Can you outline to our readers how you are leveraging AI technology to improve gender representation on information-gathering websites like Wikipedia? How does the model you are deploying work?
To be clear, we are not deploying any model. We view our work as a starting point. We focus on mimicking the human writing process.
The human writer would decide which person to write a biography about and provide information about their occupation, and then the AI can read various articles on the web, predict the structure of the Wikipedia article, and write paragraph by paragraph the article. We then append which reference articles the AI used as citations to these paragraphs.
Your primary objective is to use AI to ensure that there is greater inclusion on Wikipedia, but in your opinion, and based on the comprehensive research you conducted why is there such social bias towards women and marginalised groups on prominent websites like Wikipedia – and what does that tell us about the claim that these social biases are fundamentally embedded in a lot of the hierarchical structures in which our society functions?
Fundamentally, there is bias in society. We don’t live in a world where everyone gets the recognition for their achievements that they deserve. Wikipedia is based on credible, third party sources from the web, meaning that to have a Wikipedia article, there needs to be sufficient information available about that individual.

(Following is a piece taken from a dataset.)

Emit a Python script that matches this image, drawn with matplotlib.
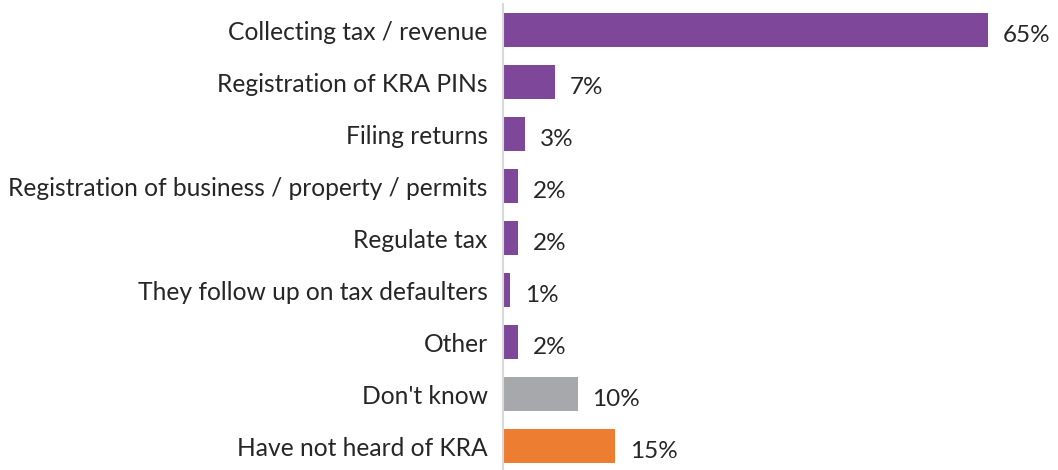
import matplotlib.pyplot as plt

categories = ['Collecting tax / revenue', 'Registration of KRA PINs', 'Filing returns',
              'Registration of business / property / permits', 'Regulate tax',
              'They follow up on tax defaulters', 'Other', "Don't know",
              'Have not heard of KRA']
values = [65, 7, 3, 2, 2, 1, 2, 10, 15]
colors = ['#7E479A'] * 7 + ['#A7A8AB', '#ED7D31']

plt.rcParams['font.family'] = ['Lato', 'DejaVu Sans']

fig = plt.figure(figsize=(10.58, 4.70), dpi=100)
ax = fig.add_axes([503 / 1058, 0, 555 / 1058, 466 / 470])

y = list(range(len(categories)))
ax.barh(y, values, height=0.65, color=colors)
ax.set_xlim(0, 555 / 7.46)
ax.set_ylim(8.46, -0.5)

for yi, v in zip(y, values):
    ax.text(v + 2.0, yi + 0.11, f'{v}%', va='center', ha='left', fontsize=17.5, color='#262626')

ax.set_yticks(y)
ax.set_yticklabels(categories, fontsize=17.7, color='#262626')
ax.tick_params(axis='y', length=0, pad=11)
ax.set_xticks([])
for s in ['top', 'right', 'bottom']:
    ax.spines[s].set_visible(False)
ax.spines['left'].set_color('#D9D9D9')
ax.spines['left'].set_linewidth(1.5)

fig.savefig('out.png', dpi=100)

This makes it very susceptible to societal influence. Furthermore, the Wikipedia editing community is not reflective of society at large, which impacts the kinds of articles that are created. An easy area to recognise is that most Wikipedia articles are written in English, even though English is not the largest first language.
Many people have claimed that AI technology has only served to exacerbate racial and gender inequities, and that bias is baked into the outcomes that AI is asked to predict. Many feel the data used is being ‘discriminatory’ towards marginalised groups. How can you be sure that the AI you use will alleviate the challenges facing AI when it comes to levelling the playing field?
It’s extremely important that AI is developed in a representative way. Looking at facial recognition technology, for instance, it’s clear that some populations are not represented as well as others. This has a lot of impact on how that technology is used when deployed.
Thus, as a community, the first thing that we should be focusing on is measurement and understanding: how can we realise that the models we create are not representative? The dataset that we contribute in this paper is towards that goal. If we are able to understand and measure how differently models treat different groups, then we can make progress on developing more equitable and inclusive AI.
Despite some of the negativity that has been aimed at AI, we know that it is a force for good. How do you see the technology developing in terms of helping to create a society that better promotes inclusion and greater representations for those that are underrepresented?
I envision a world where people are recognised equally for what they have achieved, regardless of their gender or race or ethnicity or other aspects — and if they are notable enough to have a Wikipedia article, they should have one.